Toutes vos griffes sont, devant mon doigt levé,
Ce qu'est sous une meule un grain de sénevé ;
Je tolère les rois comme je vous tolère ;
La grande patience et la grande colère,
C'est moi. J'ai mes desseins. Brutes et rois, tyrans,
Tremblez, eux les mangeurs et vous les dévorants ;
Sachez que je suis là. J'abaisse et j'humilie ;
Je tiens, je tords, je courbe, et je lie et délie
La vague adriatique et le vent syrien ;
Je suis celui qui prouve à tous qu'ils ne sont rien ;
Je suis toute l'aurore et je suis toute l'ombre ;
Je suis celui qui sème au hasard et sans nombre,
Et qui, lorsqu'il lui plait, donne des millions
D'astres aux firmaments et de poux aux lions.

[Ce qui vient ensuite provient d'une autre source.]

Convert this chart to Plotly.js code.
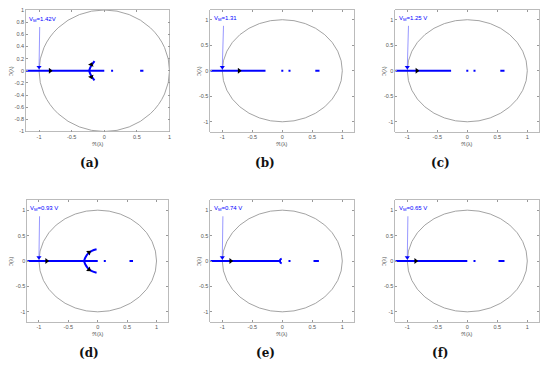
<!DOCTYPE html>
<html><head><meta charset="utf-8">
<script src="https://cdn.plot.ly/plotly-3.0.1.min.js"></script>
<style>html,body{margin:0;padding:0;background:#fff}#c{width:550px;height:368px}</style>
</head><body><div id="c"></div>
<script>
// ---- data ----
const panelLetters = ['(a)','(b)','(c)','(d)','(e)','(f)'];
const vmLabels = ['V<sub>M</sub>=1.42V','V<sub>M</sub>=1.31','V<sub>M</sub>=1.25 V','V<sub>M</sub>=0.93 V','V<sub>M</sub>=0.74 V','V<sub>M</sub>=0.65 V'];
const xTitle = 'ℜ(λ)';
const yTitle = 'ℑ(λ)';
const branchStart = [-1.2,-1.2,-1.2,-1.2,-1.2,-1.2];
const branchEnd = [0,-0.28,-0.27,0,-0.03,0];
const arcX = [[-0.15,-0.19,-0.215,-0.23,-0.215,-0.19,-0.15], [], [], [-0.02,-0.1,-0.17,-0.21,-0.23,-0.21,-0.17,-0.1,-0.02], [-0.01,-0.03,-0.04,-0.03,-0.01], []];
const arcY = [[0.16,0.1,0.05,0,-0.05,-0.1,-0.16], [], [], [0.23,0.2,0.14,0.07,0,-0.07,-0.14,-0.2,-0.23], [0.045,0.03,0,-0.03,-0.045], []];
const dotX = [[0.12],[0,0.12],[0,0.12],[0.12],[0.12],[0.12]];
const segX = [[0.55,0.6],[0.55,0.62],[0.55,0.62],[0.54,0.6],[0.52,0.61],[0.52,0.62]];
const axisArrowX = [-0.83,-0.72,-0.84,-0.87,-0.86,-0.86];
const arcArrowX = [[-0.2,-0.2],[],[],[-0.15,-0.15],[],[]];
const arcArrowY = [[0.1,-0.1],[],[],[0.17,-0.17],[],[]];
const arcArrowAngle = [[20,160],[],[],[50,130],[],[]];
const labelX = [-1.18,-1.18,-1.18,-1.18,-1.18,-1.18];
const labelY = [0.76,0.92,0.92,0.92,0.92,0.92];
const arrowTailX = [-0.99,-0.98,-0.98,-0.99,-0.99,-0.99];
const arrowTailY = [0.72,0.88,0.88,0.88,0.88,0.88];
const arrowHeadX = [-1,-1,-1,-1,-1,-1];
const arrowHeadY = [0.06,0.07,0.07,0.07,0.07,0.07];
const xRanges = [[-1.2,1],[-1.2,1.2],[-1.2,1.2],[-1.2,1.2],[-1.2,1.2],[-1.2,1.2]];
const yRanges = [[-1,1],[-1.2,1.2],[-1.2,1.2],[-1.2,1.2],[-1.2,1.2],[-1.2,1.2]];
const xTickVals = [-1,-0.5,0,0.5,1];
const xTickText = ['-1','-0.5','0','0.5','1'];
const yTickValsA = [-1,-0.8,-0.6,-0.4,-0.2,0,0.2,0.4,0.6,0.8,1];
const yTickTextA = ['-1','-0.8','-0.6','-0.4','-0.2','0','0.2','0.4','0.6','0.8','1'];
const yTickVals = [-1,-0.5,0,0.5,1];
const yTickText = ['-1','-0.5','0','0.5','1'];

// ---- layout geometry (pixels) ----
const W=550,H=368;
const boxes = [
  [26,169.5,10,131.5],[210.3,354.3,9.5,132],[395.3,539.3,9.5,132],
  [27.2,168.3,200,322],[210.3,354.3,200,322],[395.3,539.3,200,322]
];
const yTitleX = [11,199,384,11,199,384];
const captionPos = [[89,163],[265,163],[440,163],[89,353],[265,353],[440,353]];

const BLUE='#0000ff';
const FONT='Liberation Sans, Arial, sans-serif';
const traces=[]; const layout={width:W,height:H,margin:{l:0,r:0,t:0,b:0},showlegend:false,
  paper_bgcolor:'#fff',plot_bgcolor:'#fff',annotations:[],shapes:[],
  font:{family:FONT,color:'#555',size:6}};

for(let i=0;i<6;i++){
  const n=i+1, xa='x'+(n===1?'':n), ya='y'+(n===1?'':n);
  const xk='xaxis'+(n===1?'':n), yk='yaxis'+(n===1?'':n);
  const b=boxes[i];
  layout[xk]={domain:[b[0]/W,b[1]/W],range:xRanges[i],anchor:ya,tickvals:xTickVals,ticktext:xTickText,
    ticks:'inside',ticklen:2,tickcolor:'#999',showline:true,linecolor:'#aaa',linewidth:0.8,mirror:'ticks',
    showgrid:false,zeroline:false,tickfont:{size:5.5,color:'#555'}};
  layout[yk]={domain:[1-b[3]/H,1-b[2]/H],range:yRanges[i],anchor:xa,
    tickvals:i===0?yTickValsA:yTickVals,ticktext:i===0?yTickTextA:yTickText,
    ticks:'inside',ticklen:2,tickcolor:'#999',showline:true,linecolor:'#aaa',linewidth:0.8,mirror:'ticks',
    showgrid:false,zeroline:false,tickfont:{size:5.5,color:'#555'}};
  // axis titles
  layout.annotations.push({xref:'paper',yref:'paper',x:(b[0]+b[1])/2/W,y:1-(b[3]+12)/H,text:xTitle,showarrow:false,
    xanchor:'center',yanchor:'middle',font:{size:5.5,color:'#555',family:FONT}});
  layout.annotations.push({xref:'paper',yref:'paper',x:yTitleX[i]/W,y:1-(b[2]+b[3])/2/H,text:yTitle,showarrow:false,
    textangle:-90,xanchor:'center',yanchor:'middle',font:{size:5.5,color:'#555',family:FONT}});
  // unit circle
  layout.shapes.push({type:'circle',xref:xa,yref:ya,x0:-1,x1:1,y0:-1,y1:1,line:{color:'#999',width:0.9},layer:'below'});
  // V_M pointer line + head
  traces.push({x:[arrowTailX[i],arrowHeadX[i]],y:[arrowTailY[i],arrowHeadY[i]],xaxis:xa,yaxis:ya,mode:'lines',
    line:{color:'#6a6aff',width:0.7},hoverinfo:'skip'});
  traces.push({x:[arrowHeadX[i]],y:[arrowHeadY[i]],xaxis:xa,yaxis:ya,mode:'markers',
    marker:{color:BLUE,size:4.5,symbol:'triangle-down'},hoverinfo:'skip'});
  // real-axis branch
  traces.push({x:[branchStart[i],branchEnd[i]],y:[0,0],xaxis:xa,yaxis:ya,mode:'lines',line:{color:BLUE,width:2.2},hoverinfo:'skip'});
  if(arcX[i].length) traces.push({x:arcX[i],y:arcY[i],xaxis:xa,yaxis:ya,mode:'lines',line:{color:BLUE,width:2,shape:'spline'},hoverinfo:'skip'});
  traces.push({x:dotX[i],y:dotX[i].map(()=>0),xaxis:xa,yaxis:ya,mode:'markers',marker:{color:BLUE,size:2,symbol:'square'},hoverinfo:'skip'});
  traces.push({x:segX[i],y:[0,0],xaxis:xa,yaxis:ya,mode:'lines',line:{color:BLUE,width:2.2},hoverinfo:'skip'});
  traces.push({x:[axisArrowX[i]],y:[0],xaxis:xa,yaxis:ya,mode:'markers',marker:{color:'#000',size:5,symbol:'triangle-right'},hoverinfo:'skip'});
  if(arcArrowX[i].length) traces.push({x:arcArrowX[i],y:arcArrowY[i],xaxis:xa,yaxis:ya,mode:'markers',
    marker:{color:'#000',size:5,symbol:'triangle-up',angle:arcArrowAngle[i]},hoverinfo:'skip'});
  // V_M label
  layout.annotations.push({xref:xa,yref:ya,x:labelX[i],y:labelY[i],text:vmLabels[i],showarrow:false,
    xanchor:'left',yanchor:'bottom',font:{size:6,color:BLUE,family:FONT}});
  // caption
  layout.annotations.push({xref:'paper',yref:'paper',x:captionPos[i][0]/W,y:1-captionPos[i][1]/H,text:panelLetters[i],
    showarrow:false,xanchor:'center',yanchor:'middle',font:{size:12,color:'#111',weight:'bold',family:'DejaVu Serif, Liberation Serif, serif'}});
}
Plotly.newPlot('c',traces,layout,{staticPlot:true,displayModeBar:false});
</script></body></html>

Le poète s'est donc effacé devant Dieu et la question de l'identité est dès lors réglée. Que faire encore? Une ultime mise en ordre de l'uvre poétique. Cela passe par une espèce de normalisation textuelle avec l'écriture, hâtive, de poèmes comme Le poète au ver de terre ou Le poète à Welf, qui imposent une interprétation unilatérale à des textes pouvant passer pour problématiques, et qui effectivement l'étaient (que l'on pense à L'Epopée du ver). Lors de cette liquidation se détache cependant la très belle pièce consacrée à Jean Chouan (14 décembre 1876) où un point final est mis à Quatrevingt-treize et à "Ce siècle avait deux ans..." : le fils Hugo est maintenant réconcilié avec son père vieux soldat et sa mère vendéenne. Il peut donc enfin mettre la dernière main à son tombeau, en y ciselant les médaillons des Idylles, autant d'images miniatures de la figure poétique. Le tombeau lui-même, c'est L'Art d'être grand-père, que Hugo à cette époque organise. Le dernier recueil fait pendant au premier recueil lyrique, Les feuilles d'automne, et, en même temps, reflète en abîme toutes les facettes du génie hugolien, avec des références aux recueils lyriques d'avant l'exil, à Châtiments, aux Contemplations, à La Légende des siècles, aux Chansons des rues et des bois et à L'Année terrible.
C'est ainsi que le 14 mai 1877 Hugo sort de son siècle pour entrer dans l'Histoire.